As the cold air hit my face, I literally jolted back into living life, and I'd call out, happy to hear a returning confidence to my voice, "Go get 'em Chuckles. Good boy!"
And then, that too, changed.
In the fall of 2021, a large bump appeared on Chuckles forehead, just above his eye. In the throws of the pandemic, it wasn't something that caught the eye, but eventually, our vet informed us that it was "a carcinogenic tumor, and it won't go away." We casually asked about treatments, to which our no-nonsense vet responded, "yeah radiation can shrink it, but they always grow back."
We left the clinic wounded, but Chuckles, didn't seem to notice. He was slower, being a now a "grandpa doggie", aged 12. Many days fooled us and him, as he managed to keep doing what younger Chuckles did. This included deer chasing in the yard, barking when the doorbell rang, looking anxious as if he suspected a Sunday outing with him on house watching duty.
Like all naive first time dog-owners, I somehow believed that Chuckles, wouldn't succumb to such things like cancer.
That happened to "other dogs".
Life continued, for a while. The lump on his browbone gradually grew.
In 2022, he had occasional nose bleeds. That was the same year we had a son graduating from high school, and his older brother, graduating from college. The spring meant a double dose of celebrating, and traveling.
It also meant ignoring Chuckles slow, but steady decline.
In fall, a family member suffered a health scare that knocked me flat. It was on the cusp of a miserable summer, with an sudden shift in our neighborhood when the city of Marion, Iowa launched the last phase of a construction project, previously halted during the pandemic, or winter, or both.
It meant I had men in my yard, spraying red and green "X's", and non-stop skid loaders at the edge of my property. Our HOA didn't allow for fencing, so these fine government employees, and their contractors didn't have to knock at my door to get access to our half acre lot in the back of our home.
They figured they'd just, show up.
"Gilles, it's time to downsize," and away to open homes I went, all summer long.

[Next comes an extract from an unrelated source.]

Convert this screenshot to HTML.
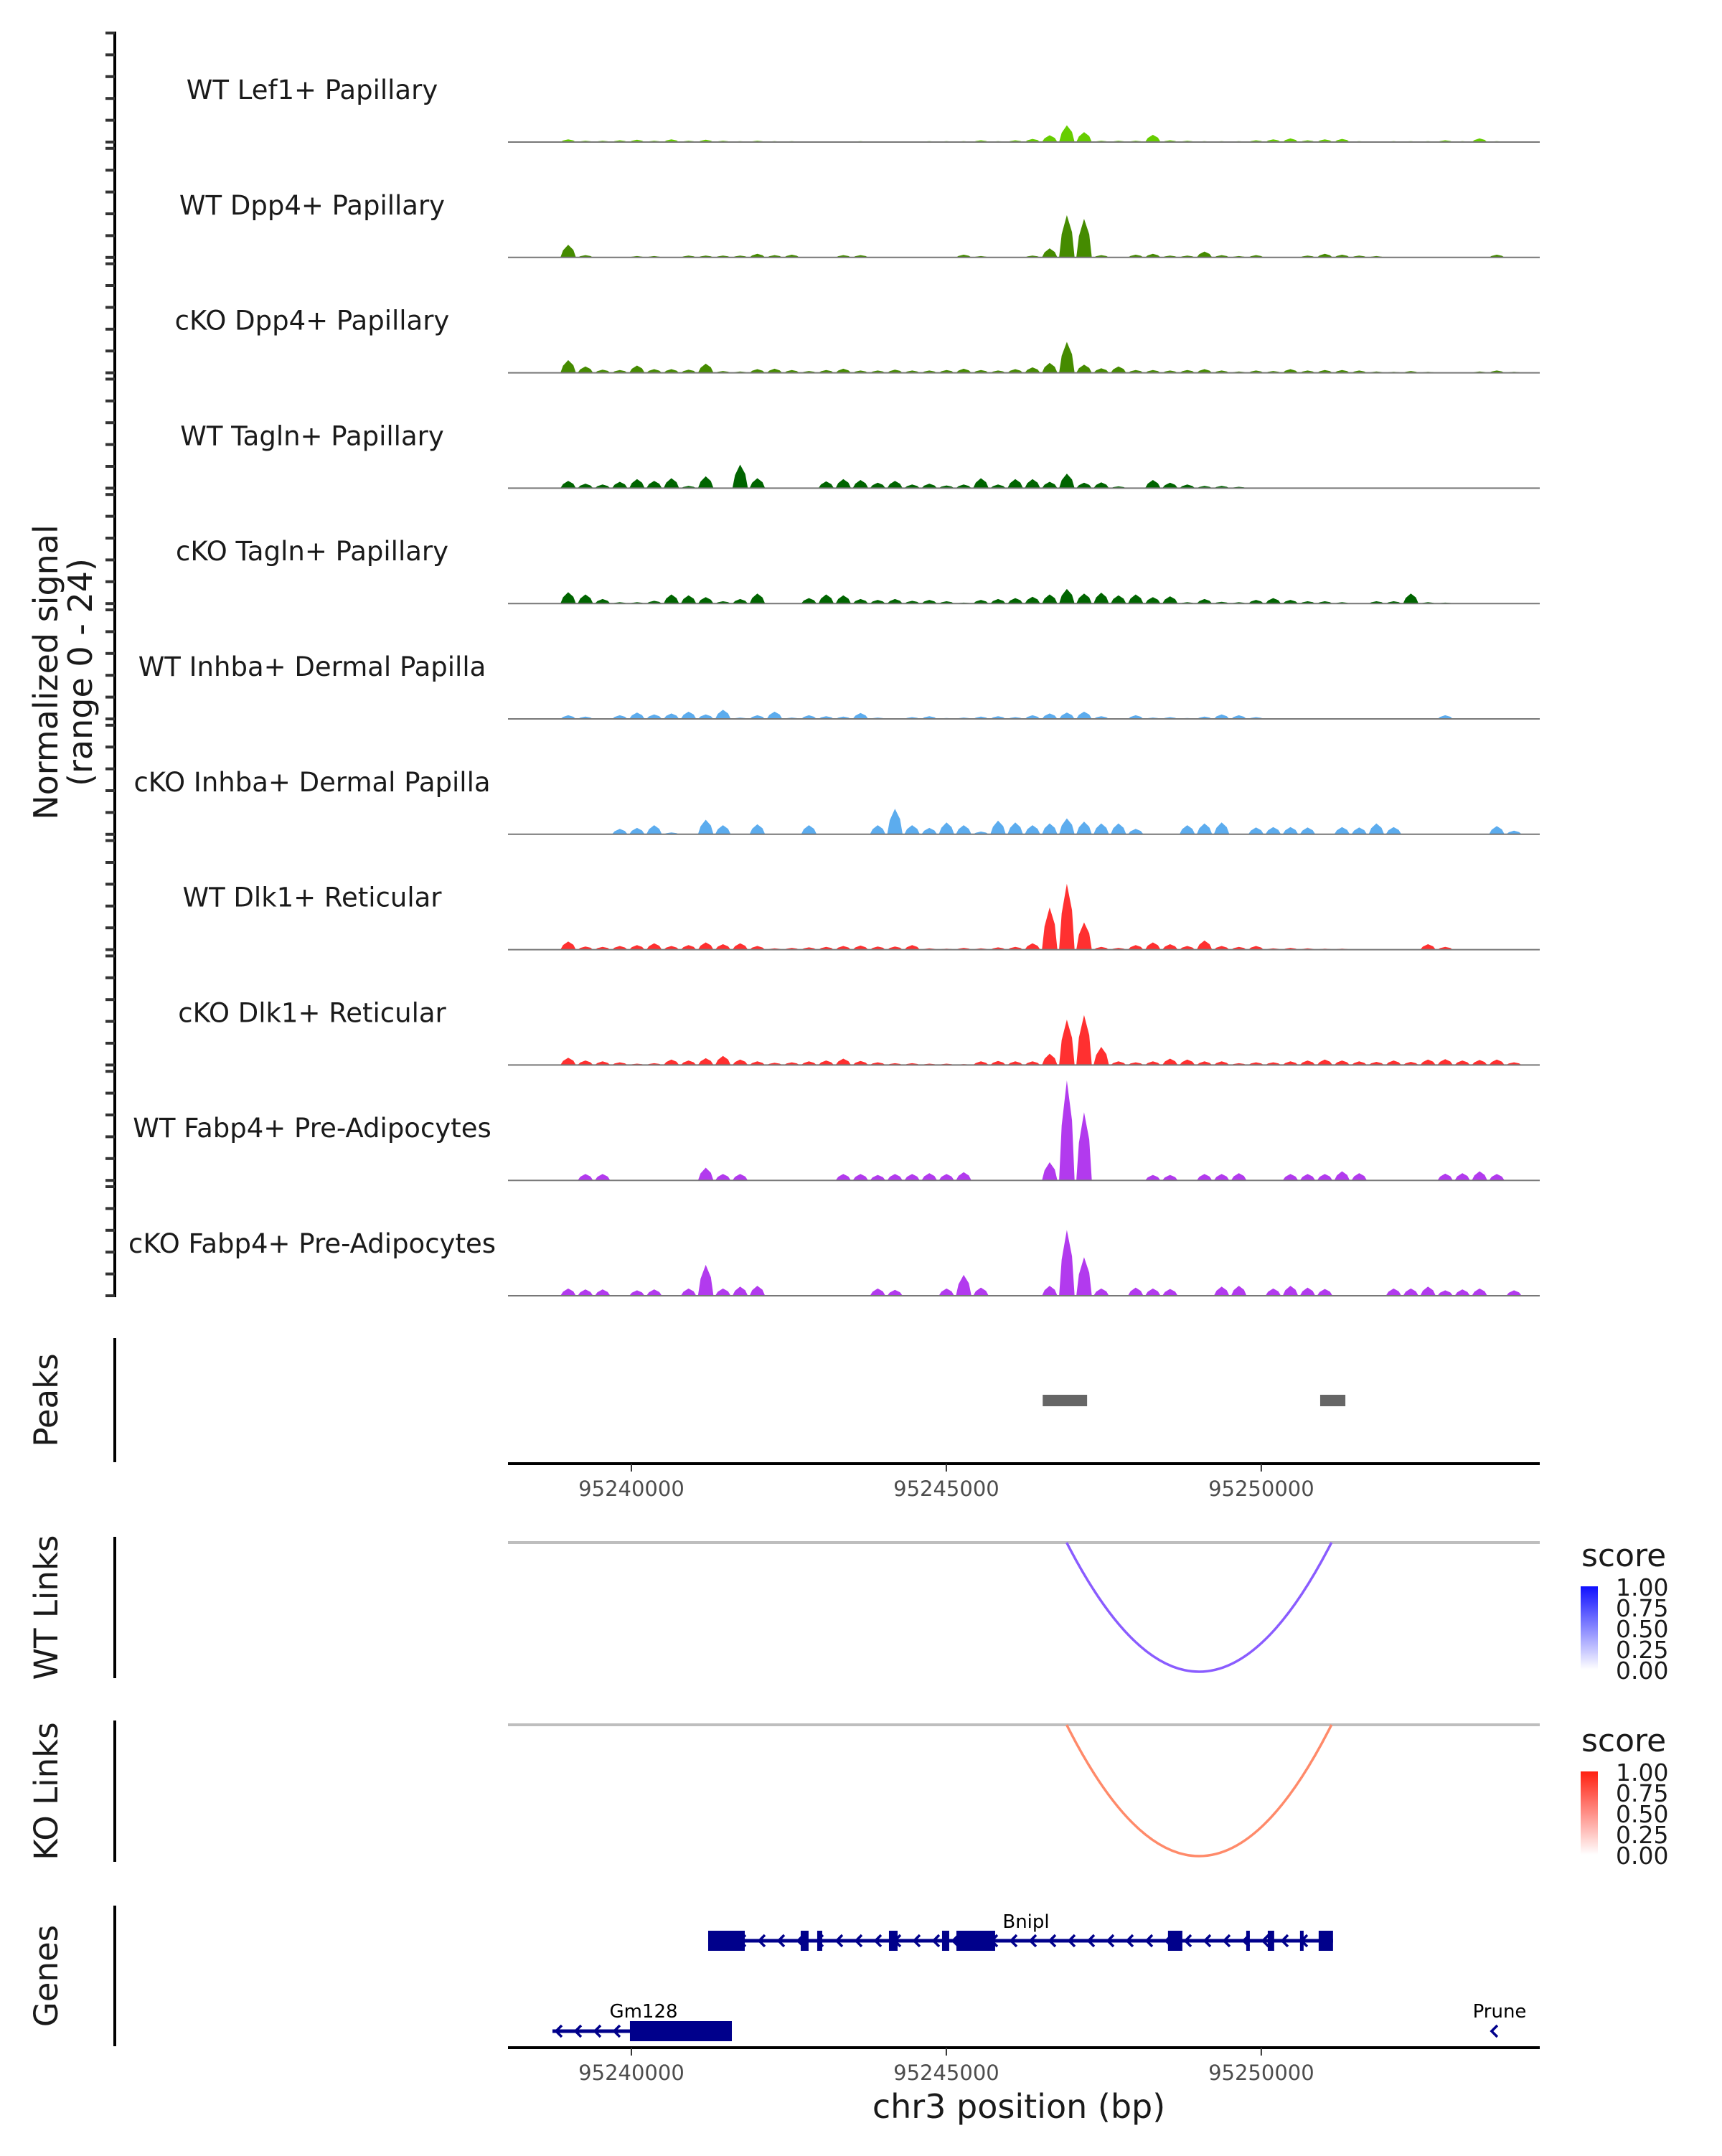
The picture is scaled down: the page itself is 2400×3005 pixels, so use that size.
<!DOCTYPE html>
<html><head><meta charset="utf-8"><style>
html,body{margin:0;padding:0;background:#fff}
svg text{font-family:"DejaVu Sans","Liberation Sans",sans-serif}
</style></head><body>
<svg id="chart" width="2400" height="3000" viewBox="0 0 2400 3000" xmlns="http://www.w3.org/2000/svg">
<defs>
<linearGradient id="gblue" x1="0" y1="1" x2="0" y2="0"><stop offset="0" stop-color="#ffffff"/><stop offset="1" stop-color="#1010ff"/></linearGradient>
<linearGradient id="gred" x1="0" y1="1" x2="0" y2="0"><stop offset="0" stop-color="#ffffff"/><stop offset="1" stop-color="#ff2010"/></linearGradient>
</defs>
<g id="tracks"></g>
<g id="lower"></g>
</svg>
<script>
const trackNames=["WT Lef1+ Papillary","WT Dpp4+ Papillary","cKO Dpp4+ Papillary","WT Tagln+ Papillary","cKO Tagln+ Papillary","WT Inhba+ Dermal Papilla","cKO Inhba+ Dermal Papilla","WT Dlk1+ Reticular","cKO Dlk1+ Reticular","WT Fabp4+ Pre-Adipocytes","cKO Fabp4+ Pre-Adipocytes"];
const trackColors=["#66cd00","#458b00","#458b00","#006400","#006400","#5cacee","#5cacee","#ff3030","#ff3030","#b23aee","#b23aee"];
const sigLef1=[0,0,0,0.6,0.3,0.3,0.4,0.5,0.3,0.6,0.3,0.5,0.3,0.2,0.3,0.2,0.2,0,0.1,0.1,0.2,0.1,0.1,0,0.2,0.2,0.2,0.4,0.2,0.4,0.7,1.5,3.7,2.2,0.3,0.3,0.3,1.6,0.4,0.3,0.2,0.2,0.2,0.4,0.6,0.8,0.4,0.6,0.7,0.2,0.1,0.2,0.2,0.2,0.4,0.2,0.8,0.2,0,0];
const sigWTDpp4=[0,0,0,2.8,0.5,0,0,0.3,0.3,0,0.4,0.4,0.4,0.4,0.8,0.5,0.6,0,0,0.5,0.5,0,0,0,0,0,0.6,0.3,0,0,0.4,2,9.3,8.5,0.5,0,0.6,0.8,0.4,0.4,1.3,0.5,0.3,0.5,0,0,0.4,0.8,0.6,0.4,0.3,0,0,0,0,0,0,0.6,0,0];
const sigKODpp4=[0,0,0,2.8,1.4,0.7,0.6,1.6,0.8,0.8,0.7,2,0.4,0.3,0.8,0.9,0.6,0.4,0.6,0.9,0.5,0.5,0.7,0.5,0.5,0.6,0.9,0.6,0.5,0.8,1.2,2.2,6.8,1.8,1,1.4,0.6,0.6,0.5,0.6,0.8,0.5,0.3,0.5,0.4,0.8,0.5,0.6,0.6,0.5,0.3,0.2,0.4,0.2,0,0,0.3,0.5,0.2,0];
const sigWTTagln=[0,0,0,1.6,1,0.8,1.4,2,1.6,2.2,0.5,2.6,0,5.2,2.2,0,0,0,1.5,2,1.8,1.2,1.6,0.8,1,0.6,0.8,2.2,0.8,2,2,1.4,3.2,1.2,1.3,0.4,0,1.8,1.2,0.8,0.5,0.5,0.3,0,0,0,0,0,0,0,0,0,0,0,0,0,0,0,0,0];
const sigKOTagln=[0,0,0,2.5,2,1,0.3,0.3,0.6,2,1.8,1.4,0.5,1,2.2,0,0,1.2,2,1.8,1,0.8,1,0.6,0.8,0.5,0.2,0.8,1,1.2,1.5,2,3.2,2.2,2.4,1.8,2,1.4,1.6,0.3,1,0.4,0.3,0.8,1.2,0.8,0.5,0.5,0.3,0,0.5,0.5,2.2,0.3,0.2,0,0,0,0,0];
const sigWTInhba=[0,0,0,0.8,0.5,0,0.8,1.4,1,1.2,1.6,1,2,0.3,0.8,1.6,0.3,0.8,0.6,0.5,1.3,0.3,0,0.4,0.6,0.2,0.3,0.5,0.6,0.4,0.8,1.2,1.4,1.6,0.6,0,0.8,0.3,0.4,0.2,0.5,1,0.8,0.4,0,0,0,0,0,0,0,0,0,0,0.8,0,0,0,0,0];
const sigKOInhba=[0,0,0,0,0,0,1.2,1.4,2,0.4,0,3.2,2,0,2.2,0,0,2,0,0,0,2,5.6,2,1.4,2.6,2,0.6,3,2.6,2,2.4,3.5,2.8,2.4,2.4,1.2,0,0,2,2.4,2.6,0,1.5,1.6,1.6,1.5,0,1.6,1.5,2.4,1.6,0,0,0,0,0,1.8,0.8,0];
const sigWTDlk1=[0,0,0,1.8,0.7,0.6,0.8,1,1.4,0.8,1,1.6,1.2,1.4,0.8,0.3,0.4,0.5,0.6,0.8,0.9,0.7,0.7,1,0.3,0.2,0.4,0.3,0.5,0.6,1.4,9.3,14.5,6,0.6,0.4,1,1.6,1.2,0.8,2,0.8,0.6,0.8,0.3,0.4,0.3,0.2,0.2,0,0,0,0,1.2,0.6,0,0,0,0,0];
const sigKODlk1=[0,0,0,1.6,1,0.8,0.6,0.3,0.4,1.2,1,1.5,2,1.2,0.8,0.5,0.6,0.8,1,1.4,0.9,0.6,0.4,0.4,0.3,0.3,0.2,0.8,0.9,0.8,0.8,2.5,10,11,4,0.8,0.6,0.8,1.4,1.2,0.8,0.8,0.4,0.6,0.6,0.8,1,1.2,1,0.8,0.7,1,0.7,1.2,1.3,1,1.1,1.2,0.6,0];
const sigWTFabp4=[0,0,0,0,1.4,1.4,0,0,0,0,0,2.8,1.4,1.4,0,0,0,0,0,1.4,1.4,1.2,1.4,1.4,1.6,1.4,1.8,0,0,0,0,4,22,15,0,0,0,1.2,1.2,0,1.4,1.4,1.6,0,0,1.4,1.4,1.4,2,1.6,0,0,0,0,1.5,1.6,2,1.4,0,0];
const sigKOFabp4=[0,0,0,1.6,1.4,1.4,0,1.2,1.4,0,1.6,6.8,1.6,2,2.2,0,0,0,0,0,0,1.6,1.3,0,0,1.6,4.6,1.8,0,0,0,2.2,14.5,8.5,1.6,0,1.8,1.6,1.5,0,0,2,2.2,0,1.6,2.2,1.8,1.5,0,0,0,1.6,1.6,2,1.2,1.4,1.6,0,1.2,0];
const trackSignals=[sigLef1,sigWTDpp4,sigKODpp4,sigWTTagln,sigKOTagln,sigWTInhba,sigKOInhba,sigWTDlk1,sigKODlk1,sigWTFabp4,sigKOFabp4];
const xTicks=[95240000,95245000,95250000];
const peakStarts=[95246530,95250935];
const peakEnds=[95247235,95251335];
const linkStarts=[95246910];
const linkEnds=[95251115];
const legendLabels=["1.00","0.75","0.50","0.25","0.00"];
const bniplExonStarts=[95241219,95242688,95242950,95244089,95244932,95245160,95248519,95249761,95250103,95250615,95250911];
const bniplExonEnds=[95241800,95242813,95243030,95244226,95245046,95245775,95248747,95249806,95250205,95250649,95251139];
const bniplRange=[95241219,95251139];
const gm128Range=[95238747,95241595];
const gm128Exon=[95239977,95241595];
const pruneStart=[95253702];

const NS="http://www.w3.org/2000/svg";
const X0=95238041,X1=95254421,PX0=708,PX1=2146;
function xs(bp){return PX0+(bp-X0)/(X1-X0)*(PX1-PX0);}
function mk(tag,attrs,parent){const e=document.createElementNS(NS,tag);for(const k in attrs)e.setAttribute(k,attrs[k]);parent.appendChild(e);return e;}
const tr=document.getElementById('tracks');
const lw=document.getElementById('lower');
const TOP=46,STEP=160.8,TH=152,UNIT=TH/24;
let ax=mk('line',{x1:160,y1:44,x2:160,y2:TOP+10*STEP+TH+2,stroke:'#000','stroke-width':4},tr);


trackNames.forEach((name,i)=>{
  const top=TOP+i*STEP,base=top+TH;
  for(let k=0;k<5;k++){
    let t=mk('line',{x1:147,x2:160,y1:top+k*TH/5,y2:top+k*TH/5,stroke:'#333','stroke-width':4},tr);
    
    
  }
  let tb=mk('line',{x1:147,x2:160,y1:base,y2:base,stroke:'#333','stroke-width':4},tr);
  
  
  const g=mk('g',{},tr);
  
  
  let lb=mk('text',{x:435,y:base-60,'text-anchor':'middle','font-size':37,fill:'#1a1a1a'},g);
  lb.textContent=name;
  
  
  const vals=trackSignals[i],n=vals.length,bw=(PX1-PX0)/n;
  let d='M'+PX0+','+base;
  vals.forEach((v,j)=>{
    const x=PX0+(j+0.5)*bw,y=base-v*UNIT;
    if(v===0){d+=' L'+(x-bw/2).toFixed(1)+','+base+' L'+(x+bw/2).toFixed(1)+','+base;}
    else{d+=' L'+(x-bw*0.45).toFixed(1)+','+base+' L'+(x-bw*0.3).toFixed(1)+','+(base-v*UNIT*0.55).toFixed(1)+' L'+x.toFixed(1)+','+y.toFixed(1)+' L'+(x+bw*0.3).toFixed(1)+','+(base-v*UNIT*0.6).toFixed(1)+' L'+(x+bw*0.45).toFixed(1)+','+base;}
  });
  d+=' L'+PX1+','+base+' Z';
  let a=mk('path',{d:d,fill:trackColors[i]},g);
  
  
  let bl=mk('line',{x1:PX0,x2:PX1,y1:base,y2:base,stroke:'#777','stroke-width':2},g);
  
  
});
let yt=mk('text',{transform:'translate(80,937) rotate(-90)','text-anchor':'middle','font-size':46,fill:'#1a1a1a'},tr);
yt.textContent='Normalized signal';


let yt2=mk('text',{transform:'translate(128,937) rotate(-90)','text-anchor':'middle','font-size':46,fill:'#1a1a1a'},tr);
yt2.textContent='(range 0 - 24)';



function sideLabel(txt,y1,y2,name){
  let l=mk('line',{x1:160,x2:160,y1:y1,y2:y2,stroke:'#000','stroke-width':4},lw);
  
  
  let t=mk('text',{transform:'translate(80,'+((y1+y2)/2)+') rotate(-90)','text-anchor':'middle','font-size':45,fill:'#1a1a1a'},lw);
  t.textContent=txt;
  
  
}
function xAxis(y,name){
  let l=mk('line',{x1:PX0,x2:PX1,y1:y,y2:y,stroke:'#000','stroke-width':4},lw);
  
  
  xTicks.forEach(v=>{
    let t=mk('line',{x1:xs(v),x2:xs(v),y1:y,y2:y+11,stroke:'#333','stroke-width':2},lw);
    
    
    let tx=mk('text',{x:xs(v),y:y+45,'text-anchor':'middle','font-size':29,fill:'#4d4d4d'},lw);
    tx.textContent=v;
    
    
  });
}
sideLabel('Peaks',1865,2038,'peaks');
peakStarts.forEach((s,i)=>{
  let r=mk('rect',{x:xs(s),y:1944,width:xs(peakEnds[i])-xs(s),height:16,fill:'#666'},lw);
  
  
});
xAxis(2040,'peaks-x-axis');
function links(y1,y2,base,bottom,grad,col,name,legY){
  sideLabel(name==='wt-links'?'WT Links':'KO Links',y1,y2,name);
  let b=mk('line',{x1:PX0,x2:PX1,y1:base,y2:base,stroke:'#bebebe','stroke-width':4},lw);
  
  
  linkStarts.forEach((s,i)=>{
    const a=xs(s),c=xs(linkEnds[i]),m=(a+c)/2;
    let p=mk('path',{d:'M'+a+','+base+' Q'+m+','+(2*bottom-base)+' '+c+','+base,fill:'none',stroke:col,'stroke-width':3.5},lw);
    
    
  });
  let st=mk('text',{x:2204,y:legY,'font-size':44,fill:'#1a1a1a'},lw);
  st.textContent='score';
  
  
  let r=mk('rect',{x:2203,y:legY+28,width:24,height:116,fill:'url(#'+grad+')'},lw);
  
  
  legendLabels.forEach((l,k)=>{
    let t=mk('text',{x:2252,y:legY+29+k*29+12,'font-size':33,fill:'#1a1a1a'},lw);
    t.textContent=l;
    
    
  });
}
links(2142,2339,2150,2330,'gblue','#8a5cff','wt-links',2183);
links(2398,2595,2404,2587,'gred','#ff8a6a','ko-links',2441);
sideLabel('Genes',2656,2852,'genes');
const GC='#00008b';
function chevrons(x1,x2,y,name){
  for(let x=x1+20;x<x2-8;x+=27){
    let c=mk('path',{d:'M'+(x+5)+','+(y-8)+' L'+(x-3)+','+y+' L'+(x+5)+','+(y+8),fill:'none',stroke:GC,'stroke-width':3.5},lw);
    
    
  }
}
const by=2705;
let bl=mk('line',{x1:xs(bniplRange[0]),x2:xs(bniplRange[1]),y1:by,y2:by,stroke:GC,'stroke-width':5},lw);


chevrons(xs(bniplRange[0]),xs(bniplRange[1]),by,'bnipl');
bniplExonStarts.forEach((s,i)=>{
  let r=mk('rect',{x:xs(s),y:by-14,width:Math.max(5,xs(bniplExonEnds[i])-xs(s)),height:28,fill:GC},lw);
  
  
});
let bt=mk('text',{x:1430,y:2687,'text-anchor':'middle','font-size':26,fill:'#000'},lw);
bt.textContent='Bnipl';


const gy=2831;
let gl=mk('line',{x1:xs(gm128Range[0]),x2:xs(gm128Range[1]),y1:gy,y2:gy,stroke:GC,'stroke-width':5},lw);


chevrons(xs(gm128Range[0])-12,xs(gm128Exon[0]),gy,'gm128');
let ge=mk('rect',{x:xs(gm128Exon[0]),y:gy-14,width:xs(gm128Exon[1])-xs(gm128Exon[0]),height:28,fill:GC},lw);


let gt=mk('text',{x:897,y:2812,'text-anchor':'middle','font-size':26,fill:'#000'},lw);
gt.textContent='Gm128';


let pa=mk('path',{d:'M'+(xs(pruneStart[0])+4)+','+(gy-8)+' L'+(xs(pruneStart[0])-4)+','+gy+' L'+(xs(pruneStart[0])+4)+','+(gy+8),fill:'none',stroke:GC,'stroke-width':3.5},lw);


let pt=mk('text',{x:2090,y:2812,'text-anchor':'middle','font-size':26,fill:'#000'},lw);
pt.textContent='Prune';


xAxis(2854,'genes-x-axis');
let xt=mk('text',{x:1420,y:2952,'text-anchor':'middle','font-size':46,fill:'#1a1a1a'},lw);
xt.textContent='chr3 position (bp)';


</script>
</body></html>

And Chuckles waited for me, every day, for his walk, or his yard time. Yard time that decreased daily, with the noise, and arrival of construction workers, their radios, their trucks, their walkie talkies.
When we closed escrow in our new home across town, I took Chuckles over to see his new fenced-in yard, that would allow him privacy and protection he needed now in is ever-slowing phase. I'll never forget his reaction, after I let him out of my Honda, and took him around the back of our new home.
He immediately dropped his head, and looked away.
I didn't know it at the time, but he had spotted his burial site, just beyond the fence, at the base of the hill.
Chuckles turned 13th on December 10th, 2023, in the new house.
We didn't know it would be his last birthday.